A previous version of this article identified the wrong president as the one who pardoned Daniel Drayton and Edward Sayres. It was Millard Fillmore, not James K. Polk.
Over the years, the three oldest daughters had had their freedom purchased by their husbands; their oldest son had been caught in an escape attempt and “sold South.” The Edmonsons were desperate to find a path to freedom for the rest of their children. That’s how they became involved in the largest nonviolent escape attempt by enslaved people in American history.
It happened in Southwest Washington on April 15, 1848. Now, community members have formed the Pearl Group — named after the ship on which 77 Black Americans tried to escape to freedom — and commemorated the incident Thursday evening in an in-person and virtual event that attracted more than 100 people. They hope it will become an annual event.
By the 1840s, about 40 percent of Black Marylanders were free. And over the border in the District of Columbia, where many of the Edmonson children worked, there were three times as many free Black people than there were enslaved, according to 1850 census data unearthed by Mary Kay Ricks, who has written about the Pearl incident in the Washington Post Magazine and in the book “Escape on the Pearl: The Heroic Bid for Freedom on the Underground Railroad.”
It was that free Black community that came up with the plan: Hire a ship and crew to quietly spirit away enslaved Black people in the middle of the night and sail to the free state of New Jersey. They enlisted the help of White abolitionist William Chaplin, who got funding and hired a captain and in turn chartered a ship.
The whisper network among the District’s Black community found “not less than 75” people “anxious to immigrate,” Chaplin wrote, including a man former first lady Dolley Madison enslaved and purportedly another in President James K. Polk’s White House. Six were Edmonson children — four sons and two daughters named Mary and Emily. The girls, then 15 and 13, were servants in the homes of Washington’s elite.
Even before the escape attempt, Chaplin noted the Edmonson sisters to other abolitionists in New York. They were beautiful, light-skinned, polite and pious Christians — just the sort of formerly enslaved they liked to showcase in anti-slavery events.
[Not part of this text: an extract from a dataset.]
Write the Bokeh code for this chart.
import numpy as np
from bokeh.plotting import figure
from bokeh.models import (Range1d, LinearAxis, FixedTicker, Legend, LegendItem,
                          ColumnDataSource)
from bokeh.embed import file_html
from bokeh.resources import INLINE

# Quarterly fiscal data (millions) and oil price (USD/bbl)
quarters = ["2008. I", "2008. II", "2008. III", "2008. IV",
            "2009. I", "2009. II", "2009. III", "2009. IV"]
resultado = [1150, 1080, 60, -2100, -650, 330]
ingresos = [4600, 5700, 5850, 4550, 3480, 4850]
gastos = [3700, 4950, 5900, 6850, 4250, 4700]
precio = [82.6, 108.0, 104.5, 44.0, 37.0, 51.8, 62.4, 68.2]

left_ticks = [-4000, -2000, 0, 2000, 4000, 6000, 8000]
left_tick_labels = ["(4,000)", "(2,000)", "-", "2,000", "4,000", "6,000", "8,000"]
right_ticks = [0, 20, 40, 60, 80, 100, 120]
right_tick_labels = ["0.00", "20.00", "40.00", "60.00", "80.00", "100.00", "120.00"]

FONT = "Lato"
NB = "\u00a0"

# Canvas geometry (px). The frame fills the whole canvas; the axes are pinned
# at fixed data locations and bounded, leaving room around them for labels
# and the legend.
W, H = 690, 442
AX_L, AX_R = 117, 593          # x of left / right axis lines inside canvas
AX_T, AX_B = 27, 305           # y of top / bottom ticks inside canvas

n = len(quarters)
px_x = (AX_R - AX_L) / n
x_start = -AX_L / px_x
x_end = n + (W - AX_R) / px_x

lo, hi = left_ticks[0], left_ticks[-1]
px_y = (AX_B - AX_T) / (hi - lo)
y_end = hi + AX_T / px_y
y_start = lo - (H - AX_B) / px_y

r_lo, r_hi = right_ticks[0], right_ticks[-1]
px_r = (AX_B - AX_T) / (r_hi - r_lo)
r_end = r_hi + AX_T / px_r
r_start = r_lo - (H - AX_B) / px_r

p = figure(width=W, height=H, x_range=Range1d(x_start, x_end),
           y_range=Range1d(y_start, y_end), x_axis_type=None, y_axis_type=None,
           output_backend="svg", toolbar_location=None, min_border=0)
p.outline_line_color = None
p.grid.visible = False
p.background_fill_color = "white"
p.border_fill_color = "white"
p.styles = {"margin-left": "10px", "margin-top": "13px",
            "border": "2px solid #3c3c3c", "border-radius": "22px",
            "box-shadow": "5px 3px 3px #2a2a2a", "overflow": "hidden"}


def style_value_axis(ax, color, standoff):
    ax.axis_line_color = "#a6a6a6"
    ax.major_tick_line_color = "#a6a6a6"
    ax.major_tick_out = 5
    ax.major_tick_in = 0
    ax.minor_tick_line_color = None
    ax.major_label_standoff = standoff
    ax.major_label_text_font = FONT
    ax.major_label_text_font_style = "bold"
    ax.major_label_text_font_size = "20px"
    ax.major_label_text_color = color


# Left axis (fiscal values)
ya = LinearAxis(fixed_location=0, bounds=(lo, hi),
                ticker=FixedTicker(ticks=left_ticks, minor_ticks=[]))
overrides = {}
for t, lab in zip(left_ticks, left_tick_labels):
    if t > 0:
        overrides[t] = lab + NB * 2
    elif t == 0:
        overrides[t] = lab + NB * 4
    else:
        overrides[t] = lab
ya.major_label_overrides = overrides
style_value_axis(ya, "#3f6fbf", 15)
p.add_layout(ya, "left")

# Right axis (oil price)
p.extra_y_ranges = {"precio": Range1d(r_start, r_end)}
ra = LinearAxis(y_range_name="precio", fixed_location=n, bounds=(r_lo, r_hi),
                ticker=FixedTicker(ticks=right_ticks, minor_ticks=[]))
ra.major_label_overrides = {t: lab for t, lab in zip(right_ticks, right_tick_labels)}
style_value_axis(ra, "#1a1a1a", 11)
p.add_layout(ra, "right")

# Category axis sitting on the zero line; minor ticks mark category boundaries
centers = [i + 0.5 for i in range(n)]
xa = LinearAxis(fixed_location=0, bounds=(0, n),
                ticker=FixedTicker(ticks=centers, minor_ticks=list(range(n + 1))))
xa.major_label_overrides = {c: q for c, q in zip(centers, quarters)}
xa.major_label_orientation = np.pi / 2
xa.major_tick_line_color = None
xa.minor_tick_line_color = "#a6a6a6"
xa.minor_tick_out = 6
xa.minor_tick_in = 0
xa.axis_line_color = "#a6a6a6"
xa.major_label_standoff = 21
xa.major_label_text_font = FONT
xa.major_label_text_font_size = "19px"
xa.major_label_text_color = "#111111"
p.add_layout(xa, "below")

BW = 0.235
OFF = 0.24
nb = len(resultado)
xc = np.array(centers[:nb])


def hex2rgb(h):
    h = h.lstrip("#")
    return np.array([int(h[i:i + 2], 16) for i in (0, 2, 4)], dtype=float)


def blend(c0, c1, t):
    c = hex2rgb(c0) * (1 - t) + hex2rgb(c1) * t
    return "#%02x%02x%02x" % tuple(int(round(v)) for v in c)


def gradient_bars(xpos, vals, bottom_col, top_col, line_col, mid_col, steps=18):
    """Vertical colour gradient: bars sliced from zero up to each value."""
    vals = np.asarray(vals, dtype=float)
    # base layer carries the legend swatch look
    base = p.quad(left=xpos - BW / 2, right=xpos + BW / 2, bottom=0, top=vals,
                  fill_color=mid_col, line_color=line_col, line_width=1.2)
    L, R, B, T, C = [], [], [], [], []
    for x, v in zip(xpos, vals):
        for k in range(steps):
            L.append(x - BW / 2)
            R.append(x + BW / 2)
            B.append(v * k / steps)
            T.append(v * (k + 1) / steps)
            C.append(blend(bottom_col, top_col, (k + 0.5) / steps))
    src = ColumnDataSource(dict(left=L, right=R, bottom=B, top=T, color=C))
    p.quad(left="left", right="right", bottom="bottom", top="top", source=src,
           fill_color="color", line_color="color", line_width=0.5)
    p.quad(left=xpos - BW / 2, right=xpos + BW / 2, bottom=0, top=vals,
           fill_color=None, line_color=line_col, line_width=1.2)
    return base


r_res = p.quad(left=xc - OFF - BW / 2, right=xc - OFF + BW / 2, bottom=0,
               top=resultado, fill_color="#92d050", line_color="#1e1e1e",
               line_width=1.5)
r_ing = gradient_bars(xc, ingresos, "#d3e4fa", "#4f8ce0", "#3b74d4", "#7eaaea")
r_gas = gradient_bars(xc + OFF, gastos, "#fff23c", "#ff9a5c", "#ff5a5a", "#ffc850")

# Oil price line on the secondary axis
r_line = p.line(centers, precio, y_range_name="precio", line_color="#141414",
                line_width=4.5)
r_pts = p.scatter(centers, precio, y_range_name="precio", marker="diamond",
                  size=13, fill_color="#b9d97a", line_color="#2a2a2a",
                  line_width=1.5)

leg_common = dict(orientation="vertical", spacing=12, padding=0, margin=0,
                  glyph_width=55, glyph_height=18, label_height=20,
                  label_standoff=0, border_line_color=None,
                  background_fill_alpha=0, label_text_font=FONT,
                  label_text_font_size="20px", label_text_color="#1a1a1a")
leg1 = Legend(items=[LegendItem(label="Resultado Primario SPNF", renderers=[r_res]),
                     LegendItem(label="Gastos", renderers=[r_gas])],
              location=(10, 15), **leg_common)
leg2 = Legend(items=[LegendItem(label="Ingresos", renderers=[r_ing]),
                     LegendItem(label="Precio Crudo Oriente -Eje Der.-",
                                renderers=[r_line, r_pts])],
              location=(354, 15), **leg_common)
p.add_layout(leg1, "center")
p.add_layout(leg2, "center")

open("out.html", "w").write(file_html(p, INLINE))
April 15 was a Saturday night. Many enslaved people were allowed to rest on Sundays, so they hoped their enslavers wouldn’t notice their absence until Monday. The escapees quietly left the homes of their enslavers, made their way to the Southwest docks and boarded the Pearl. Along with the 77 escapees there were only three others onboard: Daniel Drayton, the captain; Edward Sayres, co-captain and shipowner; and a cook.
They set sail in the small hours of April 16, southeast at first down the Potomac River to get around southern Maryland. Then they were supposed to head north up the Chesapeake Bay, to the Chesapeake & Delaware Canal and freedom. But the wind betrayed them, becoming so still it took all of Sunday to sail down the Potomac. Then, a storm forced them to anchor the ship near Point Lookout in Maryland.
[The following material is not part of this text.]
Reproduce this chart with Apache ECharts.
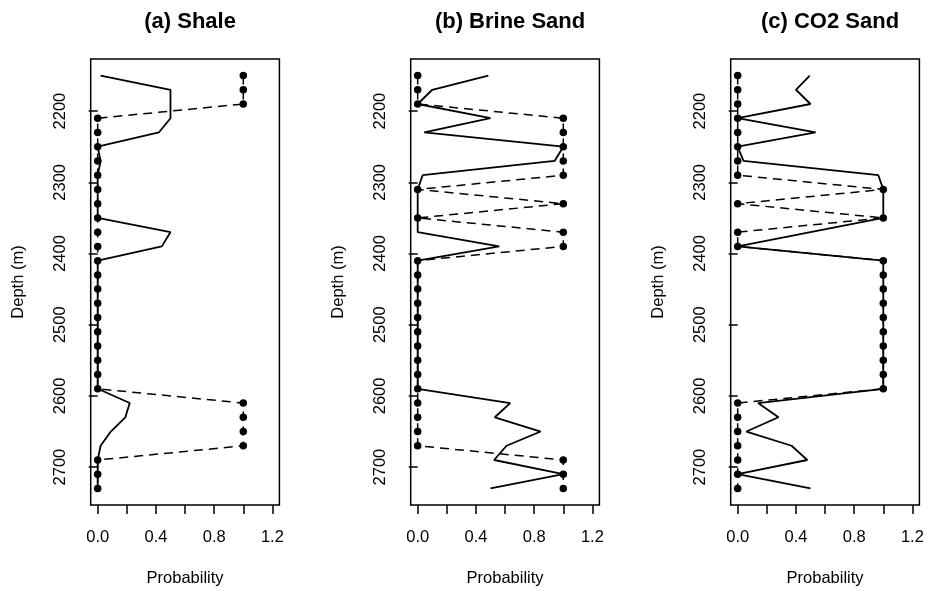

When the White residents of Washington realized the escapees were missing, they didn’t have to rely on the wind. They got a steamship to give chase and caught up with the Pearl where it was anchored. The ship was towed back to Washington under the point of several guns, and as the escapees were carted off to jail, an angry crowd harassed them. Drayton and Sayres were abused so harshly by the crowd that authorities had to hide them for fear they would be killed. A pro-slavery riot raged for three days.
Nearly all of the escapees were sold South, including Mary and Emily Edmonson and their four brothers. At a slave market in New Orleans, they faced being sold as sex slaves, but when an outbreak of yellow fever hit, the slave traders, wanting to protect their merchandise, sent them back to a slave pen in Alexandria. (A bronze sculpture of the sisters now stands near the site where they were kept on Duke Street.)
When their father learned where they were, he enlisted the help of White abolitionists in New York to raise the funds to buy their freedom. They were emancipated in November 1848 and educated in New York, where they made anti-slavery speeches and attended anti-slavery meetings. Mary died at 18 of tuberculosis; Emily later returned to the District and helped to settle Anacostia alongside fellow Black abolitionist Frederick Douglass.
Though the escape attempt was unsuccessful, it had far-reaching consequences; the saga of the Edmonson sisters garnered national attention in abolitionist newspapers, and two years later, the slave trade, but not slavery, was banned in the District.
Drayton and Sayres were imprisoned for four years until President Millard Fillmore pardoned them. Slavery ended in Washington on April 16, 1862, 14 years to the day after the Pearl tried to sail away.